─── Source records

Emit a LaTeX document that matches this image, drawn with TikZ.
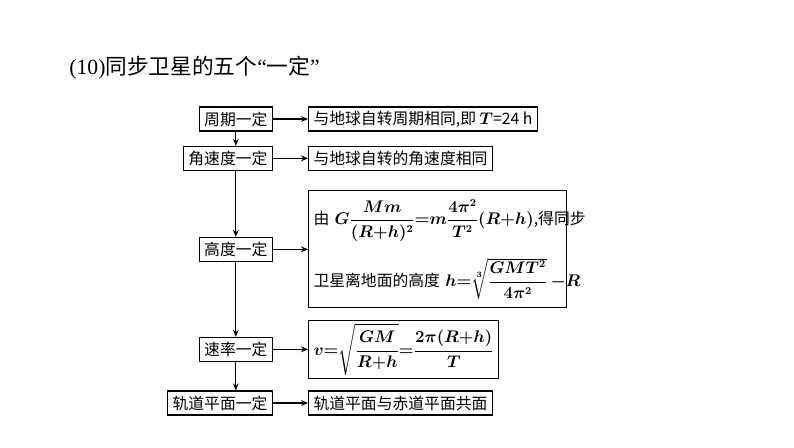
\documentclass[tikz,border=0pt]{standalone}
\usepackage{amsmath}
\usepackage{fontspec}
\setmainfont{Liberation Serif}
\newfontfamily\cjk{Noto Sans CJK SC}
\usetikzlibrary{arrows.meta}

\begin{document}
\begin{tikzpicture}[
  line width=0.9pt,
  kbox/.style={draw, font=\cjk\fontsize{13.5}{16}\selectfont\boldmath, inner xsep=0.15cm, inner ysep=0.1cm, minimum height=0.72cm},
  lbox/.style={kbox, anchor=east},
  rbox/.style={kbox, anchor=west},
  arr/.style={-{Stealth[length=6pt,width=5pt]}},
  title/.style={font=\fontsize{18.5}{22}\selectfont, anchor=west},
]
\useasboundingbox (0,0) rectangle (23.82,13.41);
% title
\node[title] (ttl) at (1.95, 11.37) {(10){\cjk 同步卫星的五个}“{\cjk 一定}”};
% left column
\node[lbox] (zq) at (8.19, 9.84) {周期一定};
\node[lbox] (jsd) at (8.19, 8.66) {角速度一定};
\node[lbox] (gd) at (8.19, 5.93) {高度一定};
\node[lbox] (sl) at (8.19, 2.93) {速率一定};
\node[lbox] (gdpm) at (8.19, 1.32) {轨道平面一定};
% right column
\node[rbox] (zq_r) at (9.24, 9.84) {与地球自转周期相同,即 $T$=24 h};
\node[rbox] (jsd_r) at (9.24, 8.66) {与地球自转的角速度相同};
\node[rbox, text width=7.44cm, minimum height=3.51cm, align=left] (gd_r) at (9.24, 5.93)
  {\mbox{由 $G\dfrac{Mm}{(R{+}h)^2}{=}m\dfrac{4\pi^2}{T^2}(R{+}h)$,得同步}\\[0.45cm]
   \mbox{卫星离地面的高度 $h{=}\sqrt[3]{\dfrac{GMT^2}{4\pi^2}}\,{-}R$}};
\node[rbox, minimum height=1.41cm] (sl_r) at (9.24, 2.93)
  {$v{=}\sqrt{\dfrac{GM}{R{+}h}}{=}\dfrac{2\pi(R{+}h)}{T}$};
\node[rbox] (gdpm_r) at (9.24, 1.32) {轨道平面与赤道平面共面};
% arrows
\draw[arr] (zq) -- (zq_r);
\draw[arr] (jsd) -- (jsd_r);
\draw[arr] (gd) -- (gd_r);
\draw[arr] (sl) -- (sl_r);
\draw[arr] (gdpm) -- (gdpm_r);
\draw[arr] (zq) -- (zq |- jsd.north);
\draw[arr] (zq |- jsd.south) -- (zq |- gd.north);
\draw[arr] (zq |- gd.south) -- (zq |- sl.north);
\draw[arr] (zq |- sl.south) -- (zq |- gdpm.north);
\end{tikzpicture}
\end{document}
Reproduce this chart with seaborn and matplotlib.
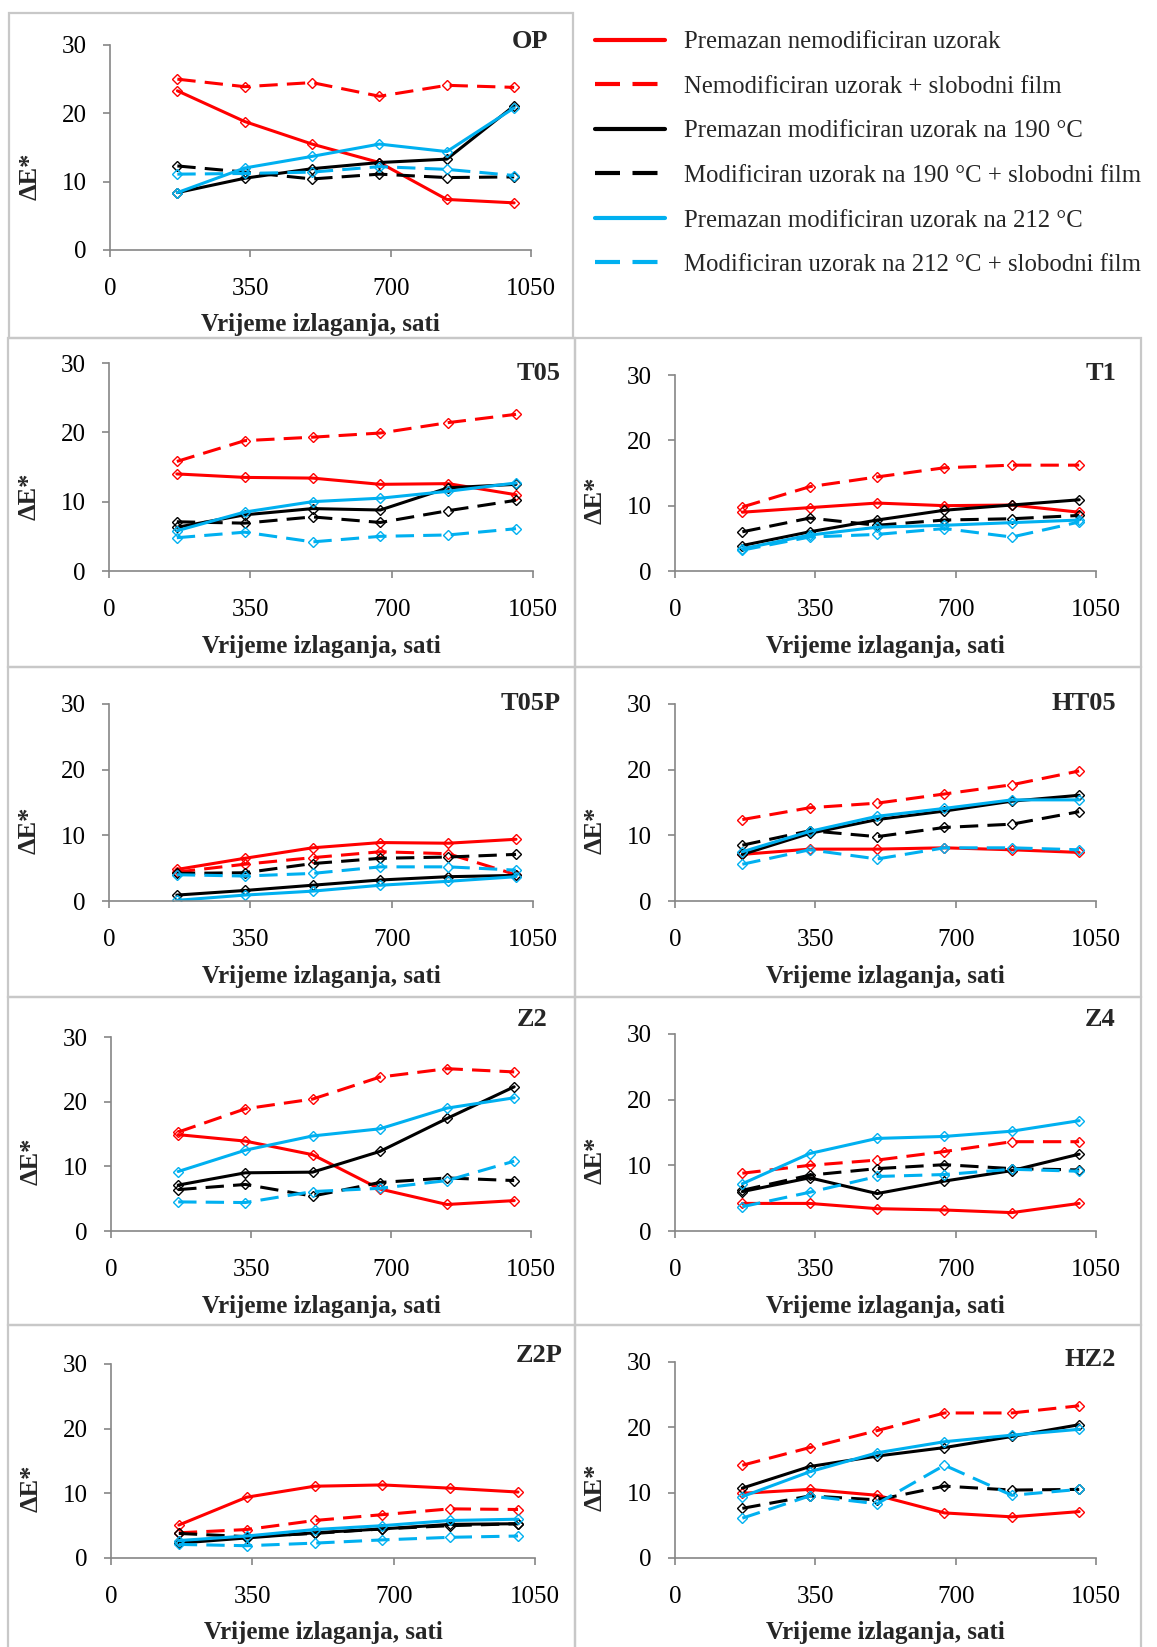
import matplotlib
matplotlib.use('Agg')
import matplotlib.pyplot as plt
import seaborn as sns
import pandas as pd
from matplotlib.lines import Line2D
from matplotlib.patches import Rectangle

# vrijeme izlaganja (sati)
sati = [168, 336, 504, 672, 840, 1008]

serije = ['Premazan nemodificiran uzorak',
          'Nemodificiran uzorak + slobodni film',
          'Premazan modificiran uzorak na 190 °C',
          'Modificiran uzorak na 190 °C + slobodni film',
          'Premazan modificiran uzorak na 212 °C',
          'Modificiran uzorak na 212 °C + slobodni film']

# ΔE* za svaki uzorak, redom kao serije
OP = [[23.3, 18.8, 15.5, 12.8, 7.4, 6.9],
      [25.0, 23.9, 24.5, 22.5, 24.1, 23.8],
      [8.4, 10.5, 11.9, 12.8, 13.3, 21.1],
      [12.3, 11.4, 10.4, 11.1, 10.6, 10.7],
      [8.4, 12.0, 13.7, 15.5, 14.4, 20.8],
      [11.1, 11.2, 11.4, 12.2, 11.8, 10.9]]
T05 = [[14.0, 13.5, 13.4, 12.5, 12.6, 11.0],
       [15.8, 18.8, 19.3, 19.9, 21.4, 22.6],
       [6.3, 8.1, 9.0, 8.8, 12.0, 12.5],
       [7.1, 6.9, 7.8, 7.0, 8.7, 10.2],
       [5.8, 8.5, 10.0, 10.5, 11.5, 12.7],
       [4.8, 5.6, 4.2, 5.0, 5.2, 6.1]]
T1 = [[9.0, 9.7, 10.4, 10.0, 10.1, 9.0],
      [9.8, 12.9, 14.4, 15.8, 16.2, 16.2],
      [3.9, 6.0, 7.8, 9.3, 10.1, 10.9],
      [6.0, 8.1, 7.0, 7.8, 8.0, 8.5],
      [3.4, 5.5, 6.7, 7.0, 7.4, 7.8],
      [3.2, 5.2, 5.6, 6.5, 5.2, 7.5]]
T05P = [[4.8, 6.5, 8.1, 8.9, 8.8, 9.4],
        [4.4, 5.6, 6.6, 7.5, 7.2, 4.0],
        [0.9, 1.6, 2.4, 3.2, 3.7, 3.9],
        [4.2, 4.3, 5.7, 6.5, 6.7, 7.1],
        [0.1, 0.9, 1.5, 2.4, 3.0, 3.7],
        [4.0, 3.8, 4.2, 5.2, 5.2, 4.7]]
HT05 = [[7.1, 7.9, 7.9, 8.1, 7.8, 7.4],
        [12.4, 14.2, 14.9, 16.3, 17.7, 19.8],
        [7.1, 10.3, 12.4, 13.7, 15.2, 16.1],
        [8.5, 10.7, 9.8, 11.2, 11.7, 13.6],
        [7.5, 10.6, 12.9, 14.1, 15.4, 15.4],
        [5.6, 7.8, 6.4, 8.1, 8.1, 7.8]]
Z2 = [[14.9, 13.9, 11.8, 6.5, 4.1, 4.7],
      [15.3, 18.9, 20.4, 23.8, 25.1, 24.6],
      [7.1, 9.0, 9.1, 12.3, 17.4, 22.3],
      [6.4, 7.2, 5.4, 7.5, 8.2, 7.8],
      [9.2, 12.5, 14.7, 15.8, 19.0, 20.6],
      [4.5, 4.4, 6.1, 6.6, 7.8, 10.8]]
Z4 = [[4.2, 4.2, 3.4, 3.2, 2.8, 4.2],
      [8.8, 10.0, 10.8, 12.1, 13.6, 13.6],
      [6.0, 8.1, 5.7, 7.6, 9.2, 11.7],
      [6.2, 8.5, 9.5, 10.1, 9.5, 9.3],
      [7.2, 11.8, 14.1, 14.4, 15.2, 16.8],
      [3.7, 5.9, 8.3, 8.6, 9.4, 9.1]]
Z2P = [[5.1, 9.4, 11.1, 11.3, 10.8, 10.2],
       [3.9, 4.4, 5.8, 6.7, 7.6, 7.5],
       [2.3, 3.1, 3.9, 4.5, 5.2, 5.3],
       [3.8, 3.3, 3.8, 4.5, 5.0, 5.3],
       [2.7, 3.4, 4.4, 5.0, 5.8, 6.0],
       [2.1, 1.9, 2.3, 2.8, 3.2, 3.4]]
HZ2 = [[9.9, 10.5, 9.6, 6.9, 6.3, 7.1],
       [14.2, 16.9, 19.5, 22.2, 22.2, 23.3],
       [10.7, 14.0, 15.6, 16.9, 18.6, 20.4],
       [7.6, 9.5, 8.9, 11.0, 10.4, 10.5],
       [9.4, 13.2, 16.1, 17.8, 18.8, 19.7],
       [6.1, 9.5, 8.3, 14.2, 9.6, 10.5]]

boje = ['#FF0000', '#FF0000', '#000000', '#000000', '#00B0F0', '#00B0F0']
crta = (0, (6, 3))
stilovi = ['-', crta, '-', crta, '-', crta]

W, H = 1157, 1647
# naziv, podaci, osi (lijevo, y30, desno, y0), naslov (x, y), okvir (l, t, d, b) u pikselima
paneli = [
    ('OP', OP, (110, 45, 531, 250), (548, 42), (9, 13, 573, 338)),
    ('T05', T05, (109, 363, 533, 571), (561, 373), (8, 338, 575, 667)),
    ('T1', T1, (675, 375, 1096, 571), (1116, 373), (575, 338, 1141, 667)),
    ('T05P', T05P, (109, 704, 533, 901), (561, 704), (8, 667, 575, 997)),
    ('HT05', HT05, (675, 704, 1096, 901), (1116, 704), (575, 667, 1141, 997)),
    ('Z2', Z2, (111, 1037, 531, 1231), (547, 1020), (8, 997, 575, 1325)),
    ('Z4', Z4, (675, 1034, 1096, 1231), (1116, 1020), (575, 997, 1141, 1325)),
    ('Z2P', Z2P, (111, 1364, 535, 1558), (563, 1355), (8, 1325, 575, 1650)),
    ('HZ2', HZ2, (675, 1362, 1096, 1558), (1116, 1359), (575, 1325, 1141, 1650)),
]

sns.set_style('white')
plt.rcParams['font.family'] = ['Liberation Serif', 'DejaVu Serif']
plt.rcParams['axes.unicode_minus'] = False

fig = plt.figure(figsize=(W / 100, H / 100), dpi=100)

for naziv, podaci, (l, t, r, b), (tx, ty), (bl, bt, br, bb) in paneli:
    fig.add_artist(Rectangle((bl / W, 1 - bb / H), (br - bl) / W, (bb - bt) / H,
                             transform=fig.transFigure, fill=False,
                             edgecolor='#C8C8C8', lw=1.6))
    ax = fig.add_axes([l / W, 1 - b / H, (r - l) / W, (b - t) / H])
    for vals, c, ls in zip(podaci, boje, stilovi):
        sns.lineplot(x=sati, y=vals, ax=ax, color=c, linestyle=ls, lw=2.2,
                     marker='D', markersize=5.5, markerfacecolor='none',
                     markeredgecolor=c, markeredgewidth=1.0)
    ax.set_xlim(0, 1050)
    ax.set_ylim(0, 30)
    ax.set_xticks([0, 350, 700, 1050])
    ax.set_yticks([0, 10, 20, 30])
    sns.despine(ax=ax)
    for s in ['left', 'bottom']:
        ax.spines[s].set_color('#868686')
        ax.spines[s].set_linewidth(1.2)
    ax.tick_params(axis='both', direction='out', length=5, width=1.2,
                   color='#868686', labelsize=18, labelcolor='black',
                   left=True, bottom=True)
    ax.tick_params(axis='x', pad=15)
    ax.tick_params(axis='y', pad=12)
    ax.set_xlabel('')
    ax.set_ylabel('')
    ax.text(0.5, -75 / (b - t), 'Vrijeme izlaganja, sati', transform=ax.transAxes,
            ha='center', va='center', fontsize=18, fontweight='bold')
    ax.text(-80 / (r - l), 0.36, 'ΔE*', transform=ax.transAxes, rotation=90,
            ha='center', va='center', fontsize=19, fontweight='bold')
    fig.text(tx / W, 1 - ty / H, naziv, ha='right', va='center',
             fontsize=19, fontweight='bold')

ruke = [Line2D([0], [0], color=c, linestyle=ls, lw=3) for c, ls in zip(boje, stilovi)]
fig.legend(ruke, serije, loc='upper left', bbox_to_anchor=(595 / W, 1 - 31 / H),
           frameon=False, fontsize=17.8, handlelength=2.85, handletextpad=0.75,
           labelspacing=0.9, borderpad=0, borderaxespad=0)

plt.savefig('out.png', dpi=100)
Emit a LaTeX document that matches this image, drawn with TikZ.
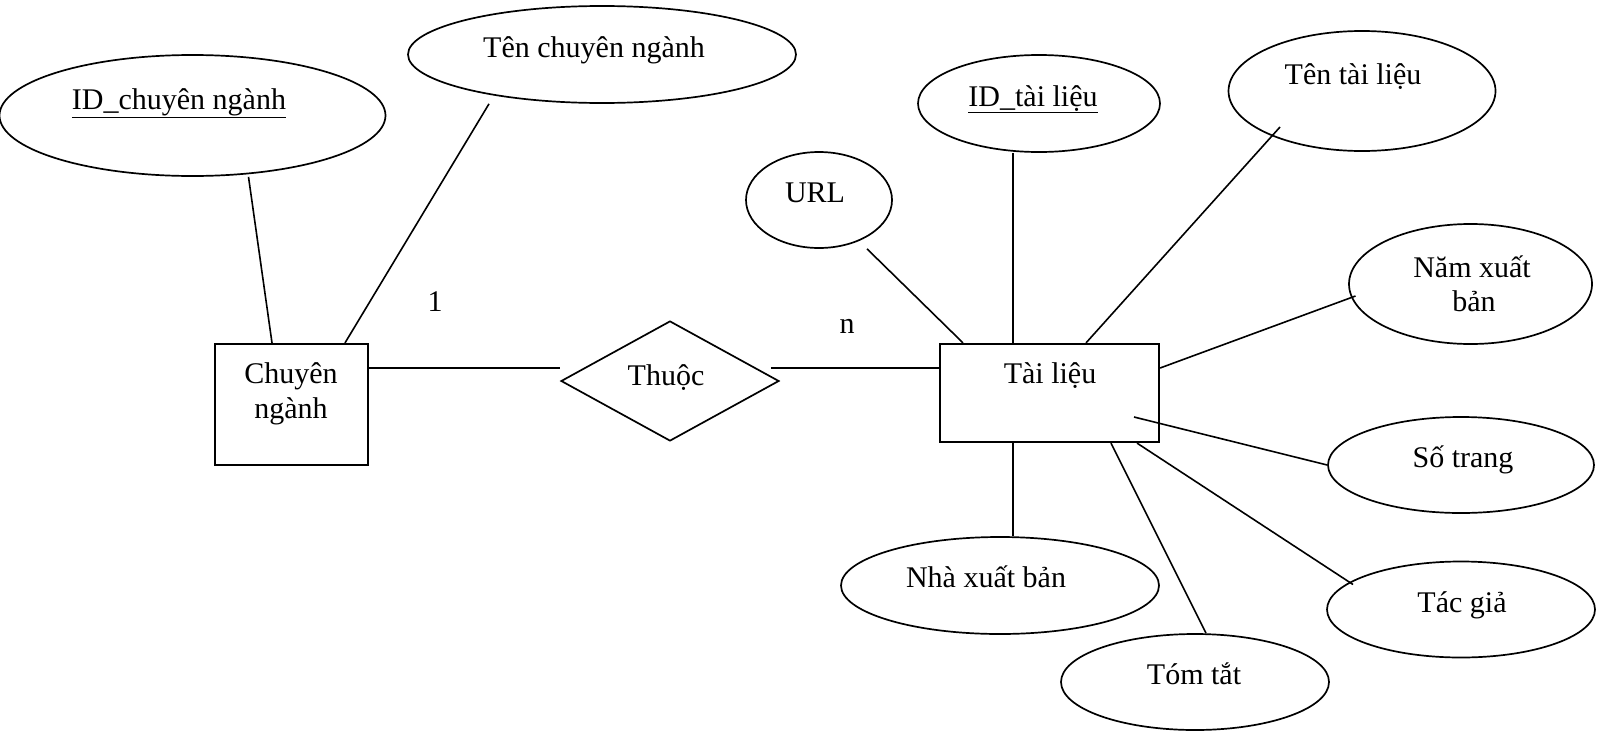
\documentclass[tikz,border=0pt]{standalone}
\usepackage{fontspec}
\setmainfont{Liberation Serif}
\usetikzlibrary{shapes.geometric}
\begin{document}
\begin{tikzpicture}[x=1pt,y=-1pt,
  conn/.style={draw, line width=1.6pt},
  attr/.style={draw, ellipse, line width=1.7pt, inner sep=0pt, minimum width=#1},
  entity/.style={draw, rectangle, line width=2.2pt, inner sep=0pt},
  rel/.style={draw, diamond, line width=1.7pt, inner sep=0pt},
  lbl/.style={anchor=base, inner sep=0pt, font=\fontsize{30}{35}\selectfont},
]
\useasboundingbox (0,0) rectangle (1602,731);

% entities and relationship
\node[entity, minimum width=153pt, minimum height=121pt] (cn) at (291.5,404.5) {};
\node[entity, minimum width=219pt, minimum height=98pt] (tl) at (1049.5,393) {};
\node[rel, minimum width=218pt, minimum height=120pt] (thuoc) at (670,381) {};

% attributes
\node[attr=386pt, minimum height=121pt] (idcn) at (192.5,115.5) {};
\node[attr=388pt, minimum height=97pt] (tencn) at (602,54.5) {};
\node[attr=146pt, minimum height=96pt] (url) at (819,200) {};
\node[attr=242pt, minimum height=97pt] (idtl) at (1039,103.5) {};
\node[attr=267pt, minimum height=120pt] (tentl) at (1362,91) {};
\node[attr=243pt, minimum height=120pt] (nam) at (1470.5,284) {};
\node[attr=266pt, minimum height=96pt] (sotrang) at (1461,465) {};
\node[attr=318pt, minimum height=97pt] (nxb) at (1000,585.5) {};
\node[attr=268pt, minimum height=96pt] (tomtat) at (1195,682) {};
\node[attr=268pt, minimum height=96pt] (tacgia) at (1461,609.5) {};

% texts
\node[lbl] (t-idcn) at (179,109) {\underline{ID\_chuyên ngành}};
\node[lbl] (t-tencn) at (594,57) {Tên chuyên ngành};
\node[lbl] (t-cn1) at (291,383) {Chuyên};
\node[lbl] (t-cn2) at (291,418) {ngành};
\node[lbl] (t-thuoc) at (666,385) {Thuộc};
\node[lbl] (t-url) at (815,202) {URL};
\node[lbl] (t-idtl) at (1033,106) {\underline{ID\_tài liệu}};
\node[lbl] (t-tentl) at (1353,84) {Tên tài liệu};
\node[lbl] (t-nam1) at (1472,277) {Năm xuất};
\node[lbl] (t-nam2) at (1474,311) {bản};
\node[lbl] (t-tl) at (1050,383) {Tài liệu};
\node[lbl] (t-sotrang) at (1463,467) {Số trang};
\node[lbl] (t-nxb) at (986,587) {Nhà xuất bản};
\node[lbl] (t-tomtat) at (1194,684) {Tóm tắt};
\node[lbl] (t-tacgia) at (1462,612) {Tác giả};

% cardinalities
\node[lbl] (card1) at (435,311) {1};
\node[lbl] (cardn) at (847,333) {n};

% connectors
\draw[conn] ([shift={(56,0)}]idcn.south) -- ([shift={(-19.5,0)}]cn.north);
\draw[conn] ([shift={(-113,0)}]tencn.south) -- ([shift={(53.5,0)}]cn.north);
\draw[conn] ([shift={(0,-36.5)}]cn.east) -- ([shift={(0,-13)}]thuoc.west);
\draw[conn] ([shift={(-9,-13)}]thuoc.east) -- ([shift={(0,-25)}]tl.west);
\draw[conn] ([shift={(48,0)}]url.south) -- ([shift={(-86.5,0)}]tl.north);
\draw[conn] ([shift={(-26,0)}]idtl.south) -- ([shift={(-36.5,0)}]tl.north);
\draw[conn] ([shift={(-82,36)}]tentl.center) -- ([shift={(36.5,0)}]tl.north);
\draw[conn] ([shift={(-115,12)}]nam.center) -- ([shift={(0,-25)}]tl.east);
\draw[conn] (sotrang.west) -- ([shift={(84.5,24)}]tl.center);
\draw[conn] ([shift={(13,0)}]nxb.north) -- ([shift={(-36.5,0)}]tl.south);
\draw[conn] ([shift={(11,0)}]tomtat.north) -- ([shift={(61.5,0)}]tl.south);
\draw[conn] ([shift={(-108,-25)}]tacgia.center) -- ([shift={(87.5,0)}]tl.south);
\end{tikzpicture}
\end{document}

──────

◆ **Problem statement**: Transcribe exactly the lines between the one containing "Reproduce this chart" and the one containing "212 °C + slobodni film']", counting both ends. Pictures are not copied.

◆ **Exercise response**:
Reproduce this chart with seaborn and matplotlib.
import matplotlib
matplotlib.use('Agg')
import matplotlib.pyplot as plt
import seaborn as sns
import pandas as pd
from matplotlib.lines import Line2D
from matplotlib.patches import Rectangle

# vrijeme izlaganja (sati)
sati = [168, 336, 504, 672, 840, 1008]

serije = ['Premazan nemodificiran uzorak',
          'Nemodificiran uzorak + slobodni film',
          'Premazan modificiran uzorak na 190 °C',
          'Modificiran uzorak na 190 °C + slobodni film',
          'Premazan modificiran uzorak na 212 °C',
          'Modificiran uzorak na 212 °C + slobodni film']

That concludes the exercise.